**WHAT YOU WILL DO**. Extract the whole listing as it stands. Do not include the pictures.

<<<<

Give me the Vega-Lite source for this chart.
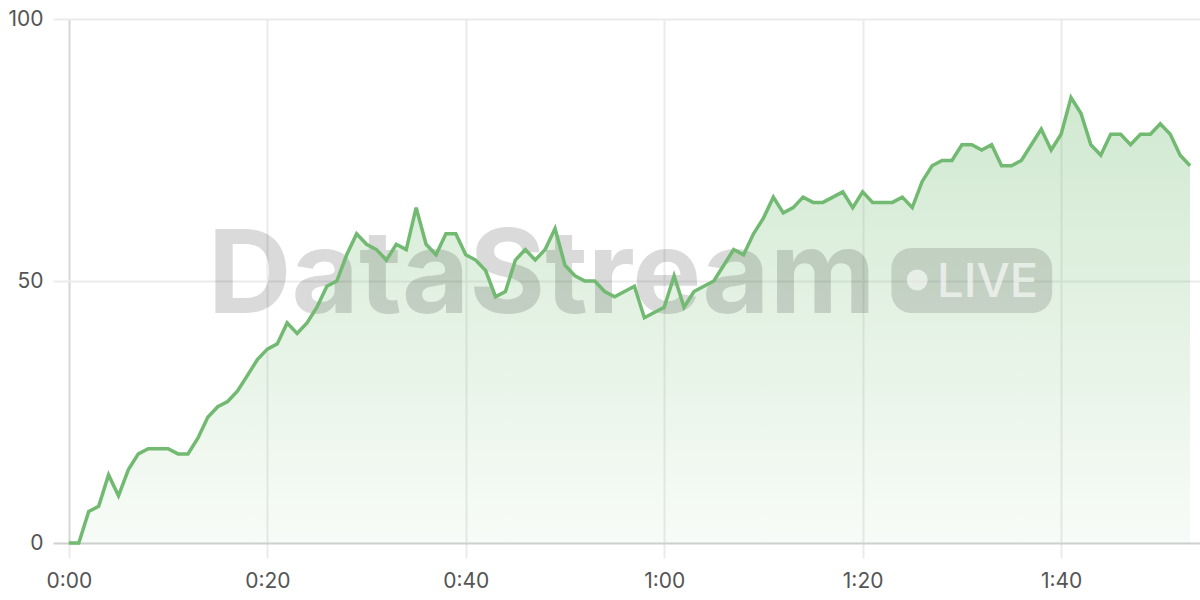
{
  "$schema": "https://vega.github.io/schema/vega-lite/v6.json",
  "width": 1147,
  "height": 524,
  "autosize": {"type": "none"},
  "padding": {"left": 53, "top": 19, "right": 0, "bottom": 57},
  "background": "#ffffff",
  "config": {"view": {"stroke": null}},
  "encoding": {
    "x": {
      "field": "t", "type": "quantitative",
      "scale": {"domain": [-1.6, 114], "nice": false, "zero": false},
      "axis": {
        "title": null,
        "values": [0, 20, 40, 60, 80, 100],
        "labelExpr": "floor(datum.value/60) + ':' + (datum.value % 60 < 10 ? '0' : '') + (datum.value % 60)",
        "grid": true,
        "gridColor": {"condition": {"test": "datum.value === 0", "value": "#d6d6d6"}, "value": "#ebebeb"},
        "gridWidth": 2,
        "tickColor": "#ebebeb",
        "tickWidth": 2,
        "tickSize": 15,
        "domainColor": "#cfcfcf",
        "domainWidth": 2,
        "labelFont": "Inter",
        "labelFontSize": 21,
        "labelColor": "#555555",
        "labelPadding": 12
      }
    },
    "y": {
      "field": "v", "type": "quantitative",
      "scale": {"domain": [0, 100], "nice": false},
      "axis": {
        "title": null,
        "values": [0, 50, 100],
        "grid": true,
        "gridColor": {"condition": {"test": "datum.value === 0", "value": "transparent"}, "value": "#ebebeb"},
        "gridWidth": 2,
        "domain": false,
        "ticks": false,
        "labelFont": "Inter",
        "labelFontSize": 21,
        "labelColor": "#555555",
        "labelPadding": 10
      }
    }
  },
  "datasets": {
    "series": [
      {"t": 0, "v": 0}, {"t": 1, "v": 0}, {"t": 2, "v": 6}, {"t": 3, "v": 7}, {"t": 4, "v": 13},
      {"t": 5, "v": 9}, {"t": 6, "v": 14}, {"t": 7, "v": 17}, {"t": 8, "v": 18}, {"t": 9, "v": 18},
      {"t": 10, "v": 18}, {"t": 11, "v": 17}, {"t": 12, "v": 17}, {"t": 13, "v": 20}, {"t": 14, "v": 24},
      {"t": 15, "v": 26}, {"t": 16, "v": 27}, {"t": 17, "v": 29}, {"t": 18, "v": 32}, {"t": 19, "v": 35},
      {"t": 20, "v": 37}, {"t": 21, "v": 38}, {"t": 22, "v": 42}, {"t": 23, "v": 40}, {"t": 24, "v": 42},
      {"t": 25, "v": 45}, {"t": 26, "v": 49}, {"t": 27, "v": 50}, {"t": 28, "v": 55}, {"t": 29, "v": 59},
      {"t": 30, "v": 57}, {"t": 31, "v": 56}, {"t": 32, "v": 54}, {"t": 33, "v": 57}, {"t": 34, "v": 56},
      {"t": 35, "v": 64}, {"t": 36, "v": 57}, {"t": 37, "v": 55}, {"t": 38, "v": 59}, {"t": 39, "v": 59},
      {"t": 40, "v": 55}, {"t": 41, "v": 54}, {"t": 42, "v": 52}, {"t": 43, "v": 47}, {"t": 44, "v": 48},
      {"t": 45, "v": 54}, {"t": 46, "v": 56}, {"t": 47, "v": 54}, {"t": 48, "v": 56}, {"t": 49, "v": 60},
      {"t": 50, "v": 53}, {"t": 51, "v": 51}, {"t": 52, "v": 50}, {"t": 53, "v": 50}, {"t": 54, "v": 48},
      {"t": 55, "v": 47}, {"t": 56, "v": 48}, {"t": 57, "v": 49}, {"t": 58, "v": 43}, {"t": 59, "v": 44},
      {"t": 60, "v": 45}, {"t": 61, "v": 51}, {"t": 62, "v": 45}, {"t": 63, "v": 48}, {"t": 64, "v": 49},
      {"t": 65, "v": 50}, {"t": 66, "v": 53}, {"t": 67, "v": 56}, {"t": 68, "v": 55}, {"t": 69, "v": 59},
      {"t": 70, "v": 62}, {"t": 71, "v": 66}, {"t": 72, "v": 63}, {"t": 73, "v": 64}, {"t": 74, "v": 66},
      {"t": 75, "v": 65}, {"t": 76, "v": 65}, {"t": 77, "v": 66}, {"t": 78, "v": 67}, {"t": 79, "v": 64},
      {"t": 80, "v": 67}, {"t": 81, "v": 65}, {"t": 82, "v": 65}, {"t": 83, "v": 65}, {"t": 84, "v": 66},
      {"t": 85, "v": 64}, {"t": 86, "v": 69}, {"t": 87, "v": 72}, {"t": 88, "v": 73}, {"t": 89, "v": 73},
      {"t": 90, "v": 76}, {"t": 91, "v": 76}, {"t": 92, "v": 75}, {"t": 93, "v": 76}, {"t": 94, "v": 72},
      {"t": 95, "v": 72}, {"t": 96, "v": 73}, {"t": 97, "v": 76}, {"t": 98, "v": 79}, {"t": 99, "v": 75},
      {"t": 100, "v": 78}, {"t": 101, "v": 85}, {"t": 102, "v": 82}, {"t": 103, "v": 76}, {"t": 104, "v": 74},
      {"t": 105, "v": 78}, {"t": 106, "v": 78}, {"t": 107, "v": 76}, {"t": 108, "v": 78}, {"t": 109, "v": 78},
      {"t": 110, "v": 80}, {"t": 111, "v": 78}, {"t": 112, "v": 74}, {"t": 113, "v": 72}
    ]
  },
  "layer": [
    {
      "data": {"name": "series"},
      "mark": {
        "type": "area",
        "color": {
          "gradient": "linear", "x1": 0, "y1": 0, "x2": 0, "y2": 1,
          "stops": [
            {"offset": 0, "color": "rgba(110,185,110,0.32)"},
            {"offset": 1, "color": "rgba(110,185,110,0.05)"}
          ]
        }
      }
    },
    {
      "data": {"values": [{"t": 82.9, "t2": 99.1, "v": 56.3, "v2": 43.9}]},
      "mark": {"type": "rect", "fill": "#000000", "opacity": 0.13, "cornerRadius": 20},
      "encoding": {"x2": {"field": "t2"}, "y2": {"field": "v2"}}
    },
    {
      "data": {"values": [{"t": 14.0, "v": 43.9, "label": "DataStream"}]},
      "mark": {"type": "text", "font": "Inter", "fontWeight": 700, "fontSize": 116, "align": "left", "baseline": "alphabetic", "fill": "#000000", "opacity": 0.14},
      "encoding": {"text": {"field": "label"}}
    },
    {
      "data": {"values": [{"t": 85.5, "v": 50.2}]},
      "mark": {"type": "point", "shape": "circle", "filled": true, "size": 441, "fill": "#ffffff", "opacity": 0.6, "strokeWidth": 0}
    },
    {
      "data": {"values": [{"t": 87.5, "v": 46.9, "label": "LIVE"}]},
      "mark": {"type": "text", "font": "Inter", "fontWeight": 500, "fontSize": 47, "align": "left", "baseline": "alphabetic", "fill": "#ffffff", "opacity": 0.6},
      "encoding": {"text": {"field": "label"}}
    },
    {
      "data": {"name": "series"},
      "mark": {"type": "line", "color": "#72b972", "strokeWidth": 3.5}
    }
  ]
}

>>>>

**TASK RESULT**.
Give me the Vega-Lite source for this chart.
{
  "$schema": "https://vega.github.io/schema/vega-lite/v6.json",
  "width": 1147,
  "height": 524,
  "autosize": {"type": "none"},
  "padding": {"left": 53, "top": 19, "right": 0, "bottom": 57},
  "background": "#ffffff",
  "config": {"view": {"stroke": null}},
  "encoding": {
    "x": {
      "field": "t", "type": "quantitative",
      "scale": {"domain": [-1.6, 114], "nice": false, "zero": false},
      "axis": {
        "title": null,
        "values": [0, 20, 40, 60, 80, 100],
        "labelExpr": "floor(datum.value/60) + ':' + (datum.value % 60 < 10 ? '0' : '') + (datum.value % 60)",
        "grid": true,
        "gridColor": {"condition": {"test": "datum.value === 0", "value": "#d6d6d6"}, "value": "#ebebeb"},
        "gridWidth": 2,
        "tickColor": "#ebebeb",
        "tickWidth": 2,
        "tickSize": 15,
        "domainColor": "#cfcfcf",
        "domainWidth": 2,
        "labelFont": "Inter",
        "labelFontSize": 21,
        "labelColor": "#555555",
        "labelPadding": 12
      }
    },
    "y": {
      "field": "v", "type": "quantitative",
      "scale": {"domain": [0, 100], "nice": false},
      "axis": {
        "title": null,
        "values": [0, 50, 100],
        "grid": true,
        "gridColor": {"condition": {"test": "datum.value === 0", "value": "transparent"}, "value": "#ebebeb"},
        "gridWidth": 2,
        "domain": false,
        "ticks": false,
        "labelFont": "Inter",
        "labelFontSize": 21,
        "labelColor": "#555555",
        "labelPadding": 10
      }
    }
  },
  "datasets": {
    "series": [
      {"t": 0, "v": 0}, {"t": 1, "v": 0}, {"t": 2, "v": 6}, {"t": 3, "v": 7}, {"t": 4, "v": 13},
      {"t": 5, "v": 9}, {"t": 6, "v": 14}, {"t": 7, "v": 17}, {"t": 8, "v": 18}, {"t": 9, "v": 18},
      {"t": 10, "v": 18}, {"t": 11, "v": 17}, {"t": 12, "v": 17}, {"t": 13, "v": 20}, {"t": 14, "v": 24},
      {"t": 15, "v": 26}, {"t": 16, "v": 27}, {"t": 17, "v": 29}, {"t": 18, "v": 32}, {"t": 19, "v": 35},
      {"t": 20, "v": 37}, {"t": 21, "v": 38}, {"t": 22, "v": 42}, {"t": 23, "v": 40}, {"t": 24, "v": 42},
      {"t": 25, "v": 45}, {"t": 26, "v": 49}, {"t": 27, "v": 50}, {"t": 28, "v": 55}, {"t": 29, "v": 59},
      {"t": 30, "v": 57}, {"t": 31, "v": 56}, {"t": 32, "v": 54}, {"t": 33, "v": 57}, {"t": 34, "v": 56},
      {"t": 35, "v": 64}, {"t": 36, "v": 57}, {"t": 37, "v": 55}, {"t": 38, "v": 59}, {"t": 39, "v": 59},
      {"t": 40, "v": 55}, {"t": 41, "v": 54}, {"t": 42, "v": 52}, {"t": 43, "v": 47}, {"t": 44, "v": 48},
      {"t": 45, "v": 54}, {"t": 46, "v": 56}, {"t": 47, "v": 54}, {"t": 48, "v": 56}, {"t": 49, "v": 60},
      {"t": 50, "v": 53}, {"t": 51, "v": 51}, {"t": 52, "v": 50}, {"t": 53, "v": 50}, {"t": 54, "v": 48},
      {"t": 55, "v": 47}, {"t": 56, "v": 48}, {"t": 57, "v": 49}, {"t": 58, "v": 43}, {"t": 59, "v": 44},
      {"t": 60, "v": 45}, {"t": 61, "v": 51}, {"t": 62, "v": 45}, {"t": 63, "v": 48}, {"t": 64, "v": 49},
      {"t": 65, "v": 50}, {"t": 66, "v": 53}, {"t": 67, "v": 56}, {"t": 68, "v": 55}, {"t": 69, "v": 59},
      {"t": 70, "v": 62}, {"t": 71, "v": 66}, {"t": 72, "v": 63}, {"t": 73, "v": 64}, {"t": 74, "v": 66},
      {"t": 75, "v": 65}, {"t": 76, "v": 65}, {"t": 77, "v": 66}, {"t": 78, "v": 67}, {"t": 79, "v": 64},
      {"t": 80, "v": 67}, {"t": 81, "v": 65}, {"t": 82, "v": 65}, {"t": 83, "v": 65}, {"t": 84, "v": 66},
      {"t": 85, "v": 64}, {"t": 86, "v": 69}, {"t": 87, "v": 72}, {"t": 88, "v": 73}, {"t": 89, "v": 73},
      {"t": 90, "v": 76}, {"t": 91, "v": 76}, {"t": 92, "v": 75}, {"t": 93, "v": 76}, {"t": 94, "v": 72},
      {"t": 95, "v": 72}, {"t": 96, "v": 73}, {"t": 97, "v": 76}, {"t": 98, "v": 79}, {"t": 99, "v": 75},
      {"t": 100, "v": 78}, {"t": 101, "v": 85}, {"t": 102, "v": 82}, {"t": 103, "v": 76}, {"t": 104, "v": 74},
      {"t": 105, "v": 78}, {"t": 106, "v": 78}, {"t": 107, "v": 76}, {"t": 108, "v": 78}, {"t": 109, "v": 78},
      {"t": 110, "v": 80}, {"t": 111, "v": 78}, {"t": 112, "v": 74}, {"t": 113, "v": 72}
    ]
  },
  "layer": [
    {
      "data": {"name": "series"},
      "mark": {
        "type": "area",
        "color": {
          "gradient": "linear", "x1": 0, "y1": 0, "x2": 0, "y2": 1,
          "stops": [
            {"offset": 0, "color": "rgba(110,185,110,0.32)"},
            {"offset": 1, "color": "rgba(110,185,110,0.05)"}
          ]
        }
      }
    },
    {
      "data": {"values": [{"t": 82.9, "t2": 99.1, "v": 56.3, "v2": 43.9}]},
      "mark": {"type": "rect", "fill": "#000000", "opacity": 0.13, "cornerRadius": 20},
      "encoding": {"x2": {"field": "t2"}, "y2": {"field": "v2"}}
    },
    {
      "data": {"values": [{"t": 14.0, "v": 43.9, "label": "DataStream"}]},
      "mark": {"type": "text", "font": "Inter", "fontWeight": 700, "fontSize": 116, "align": "left", "baseline": "alphabetic", "fill": "#000000", "opacity": 0.14},
      "encoding": {"text": {"field": "label"}}
    },
    {
      "data": {"values": [{"t": 85.5, "v": 50.2}]},
      "mark": {"type": "point", "shape": "circle", "filled": true, "size": 441, "fill": "#ffffff", "opacity": 0.6, "strokeWidth": 0}
    },
    {
      "data": {"values": [{"t": 87.5, "v": 46.9, "label": "LIVE"}]},
      "mark": {"type": "text", "font": "Inter", "fontWeight": 500, "fontSize": 47, "align": "left", "baseline": "alphabetic", "fill": "#ffffff", "opacity": 0.6},
      "encoding": {"text": {"field": "label"}}
    },
    {
      "data": {"name": "series"},
      "mark": {"type": "line", "color": "#72b972", "strokeWidth": 3.5}
    }
  ]
}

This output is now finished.